Unions sue state over employee wage tax


Published on Saturday, June 20, 2009 4:36 PM MDT

Several unions filed a lawsuit Monday in the Second Judicial District Court in Albuquerque against the state for violating numerous constitutional rights of public employee pensioners by enacting a 1 ½ percent wage tax on employees.

American Federation of Teachers New Mexico; American Federation of State, County and Municipal Employees; National Education Association-New Mexico and Communications Workers of America; and the Operating Engineers are suing for violating numerous constitutional rights of employees, including actuarial soundness, uniform taxation, due process, equal protection and vested property rights.

After coming up short on cash this year, the Legislature enacted House Bill 854 that balances the state’s budget by making employees pay 1 ½ percent to the state for two years. The law, which will start July 1, reduces what the state pays into public pensioners’ funds by 1 ½ percent. The employee picks up the entire cost of the state’s two-year holiday on pension payments.
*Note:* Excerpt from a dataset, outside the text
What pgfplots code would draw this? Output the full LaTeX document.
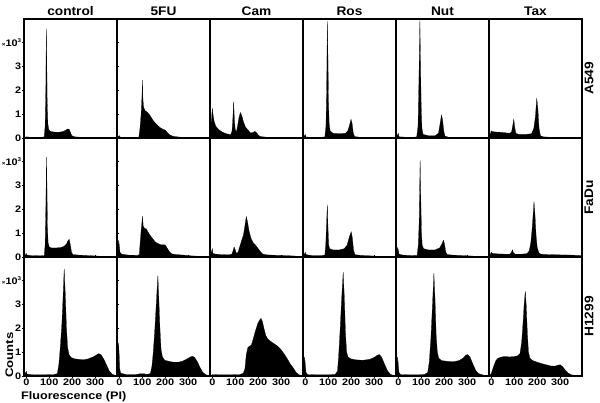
\documentclass[border=0pt]{standalone}
\usepackage{fontspec}
\setmainfont{Liberation Sans}
\newfontfamily\tickfont{Liberation Sans Bold}[FakeStretch=1.15]
\newfontfamily\labfont{Liberation Sans Bold}[FakeStretch=1.2]
\newfontfamily\titfont{Liberation Sans Bold}[FakeStretch=1.1]
\usepackage{pgfplots}
\pgfplotsset{compat=1.18}
\pgfplotsset{
  panel/.style={anchor=south west, scale only axis, width=93bp, height=119bp,
    xmin=-10, xmax=395, ymin=0, ymax=5, xtick=\empty, ytick=\empty,
    axis line style={line width=1.1bp}, clip=true,
    tick align=outside, major tick length=2bp,
    every tick/.style={line width=0.8bp, black},
    every tick label/.append style={font=\tickfont\fontsize{9.5}{10}\selectfont, inner sep=0.6bp}},
  leftcol/.style={ytick={0,1,2,3,4}, yticklabels={0,1,2,3,{{\fontsize{5.5}{6}\selectfont ×}10{\fontsize{5.5}{6}\selectfont\raisebox{3.8bp}{3}}}}},
  bottomrow/.style={xtick={0,100,200,300}, xticklabels={0,100,200,300}, xticklabel style={yshift=-0.5bp}},
  hist/.style={fill=black, draw=black, line width=0.2bp}
}
\begin{document}
\begin{tikzpicture}
\path[use as bounding box] (0,0) rectangle (600bp,403bp);
% ---------------- Row 1: A549 ----------------
\begin{axis}[panel, leftcol, at={(24bp,265bp)}]
\addplot[hist] coordinates {(-10,0)(0,0.05)(20,0.03)(60,0.02)(78,0.05)(82,0.5)(85,2)(87,4.6)(89,3.5)(91,1.5)(94,0.6)(98,0.35)(105,0.28)(120,0.25)(140,0.24)(160,0.27)(172,0.33)(180,0.38)(186,0.37)(192,0.25)(198,0.1)(210,0.05)(240,0.03)(280,0.02)(320,0.01)(395,0)} \closedcycle;
\end{axis}
\begin{axis}[panel, at={(117bp,265bp)}]
\addplot[hist] coordinates {(-10,0)(0,0.1)(5,0.03)(40,0.02)(85,0.03)(90,0.4)(95,1.0)(99,1.8)(101,2.44)(103,1.6)(106,1.3)(112,1.15)(120,1.1)(130,1.0)(140,0.85)(150,0.7)(160,0.6)(170,0.5)(180,0.42)(190,0.37)(200,0.33)(210,0.22)(220,0.13)(235,0.07)(260,0.04)(290,0.02)(330,0.01)(395,0)} \closedcycle;
\end{axis}
\begin{axis}[panel, at={(210bp,265bp)}]
\addplot[hist] coordinates {(-10,0)(0,1.25)(3,1.0)(8,0.7)(15,0.5)(25,0.38)(35,0.3)(50,0.22)(65,0.17)(80,0.14)(86,0.3)(90,0.9)(93,1.53)(96,0.8)(100,0.35)(105,0.25)(110,0.5)(116,0.85)(122,1.07)(128,0.95)(135,0.7)(145,0.45)(155,0.35)(165,0.22)(175,0.22)(185,0.28)(193,0.22)(200,0.12)(210,0.06)(230,0.04)(260,0.02)(300,0.01)(395,0)} \closedcycle;
\end{axis}
\begin{axis}[panel, at={(303bp,265bp)}]
\addplot[hist] coordinates {(-10,0)(0,0.15)(3,0.04)(40,0.03)(85,0.04)(90,0.5)(93,2)(96,4.9)(99,3.2)(101,1.5)(104,0.6)(108,0.3)(120,0.2)(150,0.18)(175,0.2)(185,0.3)(193,0.55)(199,0.79)(204,0.6)(209,0.2)(215,0.06)(240,0.03)(280,0.02)(320,0.01)(395,0)} \closedcycle;
\end{axis}
\begin{axis}[panel, at={(396bp,265bp)}]
\addplot[hist] coordinates {(-10,0)(0,0.2)(3,0.05)(40,0.03)(80,0.04)(86,0.5)(90,2.5)(94,4.95)(97,3)(100,1.2)(103,0.4)(108,0.15)(130,0.1)(160,0.1)(175,0.2)(182,0.6)(188,0.97)(193,0.75)(198,0.3)(203,0.08)(220,0.03)(260,0.02)(300,0.01)(395,0)} \closedcycle;
\end{axis}
\begin{axis}[panel, at={(489bp,265bp)}]
\addplot[hist] coordinates {(-10,0)(0,0.3)(5,0.27)(20,0.25)(40,0.24)(60,0.22)(80,0.2)(88,0.25)(93,0.5)(98,0.79)(102,0.45)(107,0.2)(120,0.15)(150,0.15)(175,0.18)(185,0.4)(192,0.9)(198,1.67)(203,1.2)(208,0.4)(214,0.1)(225,0.05)(260,0.03)(300,0.02)(340,0.01)(395,0)} \closedcycle;
\end{axis}
% ---------------- Row 2: FaDu ----------------
\begin{axis}[panel, leftcol, at={(24bp,146bp)}]
\addplot[hist] coordinates {(-10,0)(0,0.15)(3,0.08)(20,0.06)(60,0.05)(78,0.06)(82,0.5)(85,2)(88,4.2)(90,3)(92,1.3)(95,0.6)(100,0.42)(110,0.38)(130,0.38)(150,0.4)(165,0.45)(175,0.55)(182,0.7)(187,0.74)(192,0.5)(197,0.2)(203,0.1)(230,0.08)(270,0.06)(310,0.04)(350,0.02)(395,0)} \closedcycle;
\end{axis}
\begin{axis}[panel, at={(117bp,146bp)}]
\addplot[hist] coordinates {(-10,0)(-3,0.7)(0,0.5)(3,0.2)(10,0.12)(40,0.08)(80,0.07)(87,0.1)(90,0.5)(95,1.1)(99,1.5)(101,1.72)(104,1.3)(110,1.2)(118,1.18)(125,1.05)(135,0.9)(145,0.78)(155,0.65)(165,0.58)(180,0.52)(195,0.52)(202,0.48)(210,0.35)(220,0.2)(230,0.13)(250,0.1)(280,0.08)(310,0.05)(350,0.03)(395,0)} \closedcycle;
\end{axis}
\begin{axis}[panel, at={(210bp,146bp)}]
\addplot[hist] coordinates {(-10,0)(0,0.35)(3,0.15)(15,0.12)(40,0.1)(70,0.09)(85,0.12)(90,0.25)(95,0.42)(100,0.3)(105,0.15)(112,0.2)(120,0.45)(128,0.7)(135,0.9)(142,1.3)(148,1.7)(153,1.5)(160,1.1)(168,0.8)(178,0.6)(190,0.48)(200,0.35)(210,0.22)(220,0.12)(240,0.09)(280,0.07)(320,0.06)(360,0.04)(395,0)} \closedcycle;
\end{axis}
\begin{axis}[panel, at={(303bp,146bp)}]
\addplot[hist] coordinates {(-10,0)(0,0.2)(3,0.1)(30,0.06)(70,0.06)(85,0.08)(89,0.5)(93,1.5)(96,2.19)(99,1.2)(102,0.5)(106,0.35)(120,0.3)(150,0.3)(170,0.35)(182,0.5)(192,0.85)(200,1.06)(205,0.8)(210,0.3)(216,0.1)(240,0.07)(280,0.05)(320,0.03)(360,0.02)(395,0)} \closedcycle;
\end{axis}
\begin{axis}[panel, at={(396bp,146bp)}]
\addplot[hist] coordinates {(-10,0)(-3,0.4)(0,0.3)(3,0.12)(20,0.08)(60,0.06)(82,0.07)(87,0.5)(91,1.5)(95,4.07)(98,2.5)(101,1)(104,0.5)(110,0.35)(130,0.3)(160,0.3)(180,0.38)(190,0.55)(197,0.71)(202,0.5)(207,0.2)(214,0.1)(240,0.08)(280,0.06)(320,0.04)(360,0.02)(395,0)} \closedcycle;
\end{axis}
\begin{axis}[panel, at={(489bp,146bp)}]
\addplot[hist] coordinates {(-10,0)(0,0.2)(5,0.15)(30,0.13)(60,0.12)(80,0.12)(88,0.2)(92,0.31)(96,0.18)(105,0.12)(130,0.12)(155,0.14)(165,0.25)(172,0.6)(178,1.2)(183,1.9)(186,2.33)(190,1.8)(195,0.9)(200,0.4)(207,0.18)(215,0.12)(250,0.1)(300,0.09)(350,0.08)(390,0.06)(395,0)} \closedcycle;
\end{axis}
% ---------------- Row 3: H1299 ----------------
\begin{axis}[panel, leftcol, bottomrow, at={(24bp,27bp)}]
\addplot[hist] coordinates {(-10,0)(0,0.2)(3,0.08)(30,0.05)(80,0.05)(120,0.06)(135,0.1)(142,0.5)(148,1.2)(155,2.2)(160,3.3)(165,4.5)(170,3.4)(175,2.0)(180,1.2)(186,0.9)(195,0.78)(210,0.72)(230,0.7)(250,0.68)(270,0.72)(290,0.8)(305,0.88)(315,0.94)(325,0.9)(338,0.7)(350,0.45)(362,0.2)(375,0.07)(390,0.02)(395,0)} \closedcycle;
\end{axis}
\begin{axis}[panel, bottomrow, at={(117bp,27bp)}]
\addplot[hist] coordinates {(-10,0)(-4,1.4)(-1,1.0)(2,0.3)(6,0.12)(30,0.06)(70,0.06)(95,0.1)(105,0.1)(120,0.07)(135,0.1)(142,0.4)(148,1.0)(155,2.0)(162,3.2)(168,4.22)(172,3.3)(177,2.0)(182,1.1)(188,0.8)(198,0.66)(215,0.62)(235,0.58)(255,0.58)(275,0.62)(295,0.72)(310,0.8)(318,0.83)(328,0.78)(340,0.6)(352,0.35)(364,0.15)(378,0.05)(395,0)} \closedcycle;
\end{axis}
\begin{axis}[panel, bottomrow, at={(210bp,27bp)}]
\addplot[hist] coordinates {(-10,0)(0,0.06)(30,0.05)(80,0.05)(120,0.06)(135,0.12)(142,0.3)(148,0.9)(155,1.2)(162,1.25)(170,1.3)(178,1.55)(188,1.9)(198,2.2)(206,2.35)(212,2.42)(218,2.3)(225,2.0)(233,1.7)(242,1.55)(255,1.45)(270,1.35)(285,1.25)(300,1.1)(315,0.9)(328,0.7)(340,0.5)(352,0.35)(365,0.15)(378,0.05)(395,0)} \closedcycle;
\end{axis}
\begin{axis}[panel, bottomrow, at={(303bp,27bp)}]
\addplot[hist] coordinates {(-10,0)(-3,0.8)(0,0.5)(3,0.15)(10,0.06)(50,0.05)(100,0.05)(130,0.07)(140,0.2)(145,0.8)(152,2.0)(158,3.2)(165,4.36)(170,3.3)(175,1.8)(180,1.0)(186,0.8)(198,0.72)(220,0.68)(250,0.66)(280,0.7)(300,0.78)(315,0.88)(322,0.9)(332,0.8)(345,0.5)(358,0.22)(370,0.08)(385,0.02)(395,0)} \closedcycle;
\end{axis}
\begin{axis}[panel, bottomrow, at={(396bp,27bp)}]
\addplot[hist] coordinates {(-10,0)(-3,0.8)(0,0.5)(3,0.15)(10,0.06)(50,0.05)(90,0.05)(115,0.07)(128,0.15)(135,0.6)(142,1.6)(148,2.8)(155,4.32)(160,3.2)(165,1.7)(170,1.0)(176,0.75)(188,0.65)(210,0.62)(240,0.6)(265,0.65)(282,0.75)(295,0.88)(302,0.9)(312,0.8)(325,0.5)(338,0.22)(350,0.1)(370,0.04)(395,0)} \closedcycle;
\end{axis}
\begin{axis}[panel, bottomrow, at={(489bp,27bp)}]
\addplot[hist] coordinates {(-10,0)(0,0.1)(5,0.25)(12,0.45)(20,0.65)(30,0.75)(45,0.8)(60,0.82)(80,0.8)(100,0.82)(115,0.85)(125,0.95)(132,1.4)(138,2.2)(143,3.0)(148,3.56)(152,3.0)(157,1.8)(162,1.0)(168,0.75)(180,0.65)(200,0.58)(220,0.52)(240,0.47)(260,0.42)(280,0.42)(292,0.46)(300,0.47)(310,0.4)(322,0.25)(335,0.12)(348,0.05)(370,0.02)(395,0)} \closedcycle;
\end{axis}
% ---------------- Titles and labels ----------------
\begin{scope}[every node/.style={font=\titfont\fontsize{12.5}{14}\selectfont, inner sep=0pt}]
\node[anchor=base] at (70.5bp,387.5bp) {control};
\node[anchor=base] at (163.5bp,387.5bp) {5FU};
\node[anchor=base] at (256.5bp,387.5bp) {Cam};
\node[anchor=base] at (349.5bp,387.5bp) {Ros};
\node[anchor=base] at (442.5bp,387.5bp) {Nut};
\node[anchor=base] at (535.5bp,387.5bp) {Tax};
\node[rotate=90] at (589bp,324.5bp) {A549};
\node[rotate=90] at (589bp,205.5bp) {FaDu};
\node[rotate=90] at (589bp,86.5bp) {H1299};
\end{scope}
\node[font=\labfont\fontsize{11}{12}\selectfont, inner sep=0pt, rotate=90, anchor=base west] at (13bp,25bp) {Counts};
\node[font=\tickfont\fontsize{11}{12}\selectfont, inner sep=0pt, anchor=base west] at (21bp,4bp) {Fluorescence (PI)};
\end{tikzpicture}
\end{document}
The contribution change will apply to workers covered by the Public Employees Retirement Association pension and the Educational Retirement Board’s pension for educational workers.

Peggy Stielow, a teacher and member of a combined AFT New Mexico and NEA-New Mexico local union in Rio Rancho, is a plaintiff in the lawsuit.

Stielow said she decided to file because lawmakers balanced the budget on the backs of employees without any regards to their rights.

“If you were told you had to pay your employer $600 in order to keep your job, and that you also had to give up your constitutional rights in order to keep that job, would you do it? That’s exactly what’s happening to a select group of working New Mexicans in this state,” Stielow said.

The pension changes impose an unfair wage tax on a select group of employees, a CWA union official said.

“The Act basically singles out public employees to enhance the general revenues of the state,” said Michelle Lewis, executive vice-president of CWA Local 7076. “This law is a unilateral decision to make a select group of working people reduce the state’s budget deficit.”

During the legislative session, the unions proposed numerous revenue alternatives to close the budget gap. The unions primarily championed a concept called combined reporting, which would have brought in new revenues while leveling the playing field for local businesses.

At the end of the day, we’re interested in both stopping the implementation of this law and proposing practical solutions to help the state balance the budget,” said Arcy Baca, local union president of AFSCME Local 477.